- DIRECTIONS: Quote the listing below in full and exactly as written, but omit every picture.

- SOURCE DATA:
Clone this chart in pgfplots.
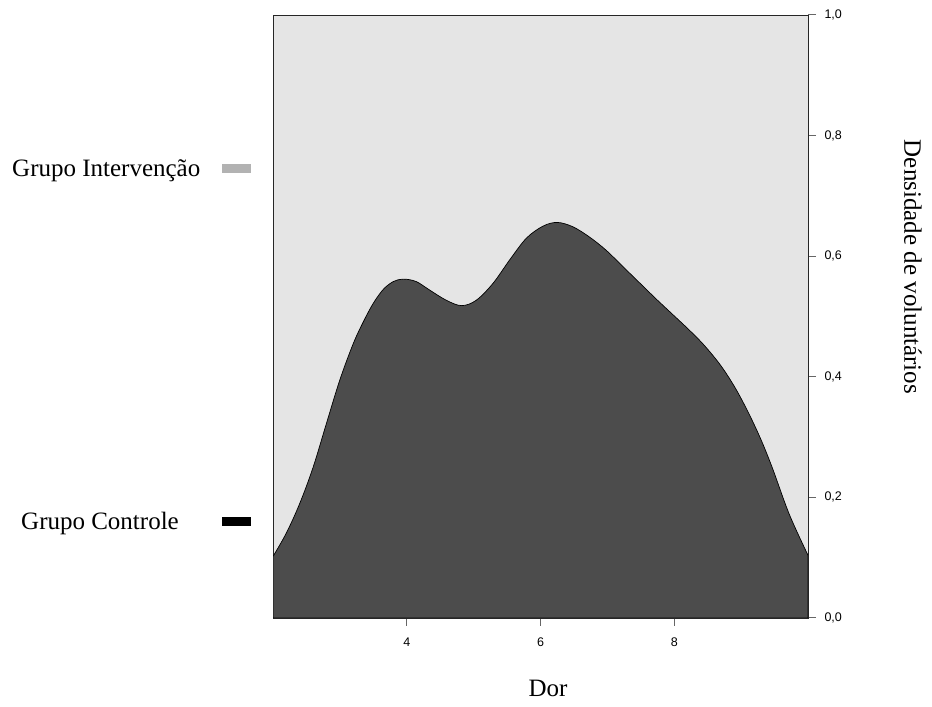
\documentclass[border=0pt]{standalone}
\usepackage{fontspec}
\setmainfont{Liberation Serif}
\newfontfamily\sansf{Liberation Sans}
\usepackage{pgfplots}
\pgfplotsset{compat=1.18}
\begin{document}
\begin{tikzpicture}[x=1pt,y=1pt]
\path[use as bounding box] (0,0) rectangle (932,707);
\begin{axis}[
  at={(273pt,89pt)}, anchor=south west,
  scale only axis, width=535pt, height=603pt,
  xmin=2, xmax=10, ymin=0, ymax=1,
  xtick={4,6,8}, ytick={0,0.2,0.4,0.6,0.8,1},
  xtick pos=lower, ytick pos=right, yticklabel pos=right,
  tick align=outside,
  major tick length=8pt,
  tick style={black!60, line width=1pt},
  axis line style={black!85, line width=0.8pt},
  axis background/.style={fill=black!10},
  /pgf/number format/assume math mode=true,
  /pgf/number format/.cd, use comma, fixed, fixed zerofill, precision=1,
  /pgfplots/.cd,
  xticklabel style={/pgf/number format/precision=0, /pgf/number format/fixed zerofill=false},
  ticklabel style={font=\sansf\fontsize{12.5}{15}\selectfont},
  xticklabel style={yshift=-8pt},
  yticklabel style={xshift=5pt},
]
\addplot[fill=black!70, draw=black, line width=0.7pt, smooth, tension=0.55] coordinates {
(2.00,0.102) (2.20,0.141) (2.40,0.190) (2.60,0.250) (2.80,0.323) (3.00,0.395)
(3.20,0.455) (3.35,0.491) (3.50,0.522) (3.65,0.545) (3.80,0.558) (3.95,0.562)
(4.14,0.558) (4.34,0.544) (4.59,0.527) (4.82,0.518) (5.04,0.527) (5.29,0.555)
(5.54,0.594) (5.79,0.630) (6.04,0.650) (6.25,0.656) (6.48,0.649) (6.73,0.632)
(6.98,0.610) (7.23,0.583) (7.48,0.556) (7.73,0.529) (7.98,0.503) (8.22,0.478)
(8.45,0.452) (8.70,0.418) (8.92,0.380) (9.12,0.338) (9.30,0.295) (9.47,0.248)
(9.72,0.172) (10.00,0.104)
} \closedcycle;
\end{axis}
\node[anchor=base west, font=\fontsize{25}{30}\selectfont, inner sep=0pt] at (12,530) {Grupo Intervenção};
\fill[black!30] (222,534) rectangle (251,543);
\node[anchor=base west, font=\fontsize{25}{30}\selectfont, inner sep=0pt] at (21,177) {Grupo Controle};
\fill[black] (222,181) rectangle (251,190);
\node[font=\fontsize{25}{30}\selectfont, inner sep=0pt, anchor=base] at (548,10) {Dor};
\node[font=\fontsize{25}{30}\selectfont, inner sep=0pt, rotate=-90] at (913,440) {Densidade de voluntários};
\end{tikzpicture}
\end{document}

- SOLUTION TO THIS TASK:
Clone this chart in pgfplots.
\documentclass[border=0pt]{standalone}
\usepackage{fontspec}
\setmainfont{Liberation Serif}
\newfontfamily\sansf{Liberation Sans}
\usepackage{pgfplots}
\pgfplotsset{compat=1.18}
\begin{document}
\begin{tikzpicture}[x=1pt,y=1pt]
\path[use as bounding box] (0,0) rectangle (932,707);
\begin{axis}[
  at={(273pt,89pt)}, anchor=south west,
  scale only axis, width=535pt, height=603pt,
  xmin=2, xmax=10, ymin=0, ymax=1,
  xtick={4,6,8}, ytick={0,0.2,0.4,0.6,0.8,1},
  xtick pos=lower, ytick pos=right, yticklabel pos=right,
  tick align=outside,
  major tick length=8pt,
  tick style={black!60, line width=1pt},
  axis line style={black!85, line width=0.8pt},
  axis background/.style={fill=black!10},
  /pgf/number format/assume math mode=true,
  /pgf/number format/.cd, use comma, fixed, fixed zerofill, precision=1,
  /pgfplots/.cd,
  xticklabel style={/pgf/number format/precision=0, /pgf/number format/fixed zerofill=false},
  ticklabel style={font=\sansf\fontsize{12.5}{15}\selectfont},
  xticklabel style={yshift=-8pt},
  yticklabel style={xshift=5pt},
]
\addplot[fill=black!70, draw=black, line width=0.7pt, smooth, tension=0.55] coordinates {
(2.00,0.102) (2.20,0.141) (2.40,0.190) (2.60,0.250) (2.80,0.323) (3.00,0.395)
(3.20,0.455) (3.35,0.491) (3.50,0.522) (3.65,0.545) (3.80,0.558) (3.95,0.562)
(4.14,0.558) (4.34,0.544) (4.59,0.527) (4.82,0.518) (5.04,0.527) (5.29,0.555)
(5.54,0.594) (5.79,0.630) (6.04,0.650) (6.25,0.656) (6.48,0.649) (6.73,0.632)
(6.98,0.610) (7.23,0.583) (7.48,0.556) (7.73,0.529) (7.98,0.503) (8.22,0.478)
(8.45,0.452) (8.70,0.418) (8.92,0.380) (9.12,0.338) (9.30,0.295) (9.47,0.248)
(9.72,0.172) (10.00,0.104)
} \closedcycle;
\end{axis}
\node[anchor=base west, font=\fontsize{25}{30}\selectfont, inner sep=0pt] at (12,530) {Grupo Intervenção};
\fill[black!30] (222,534) rectangle (251,543);
\node[anchor=base west, font=\fontsize{25}{30}\selectfont, inner sep=0pt] at (21,177) {Grupo Controle};
\fill[black] (222,181) rectangle (251,190);
\node[font=\fontsize{25}{30}\selectfont, inner sep=0pt, anchor=base] at (548,10) {Dor};
\node[font=\fontsize{25}{30}\selectfont, inner sep=0pt, rotate=-90] at (913,440) {Densidade de voluntários};
\end{tikzpicture}
\end{document}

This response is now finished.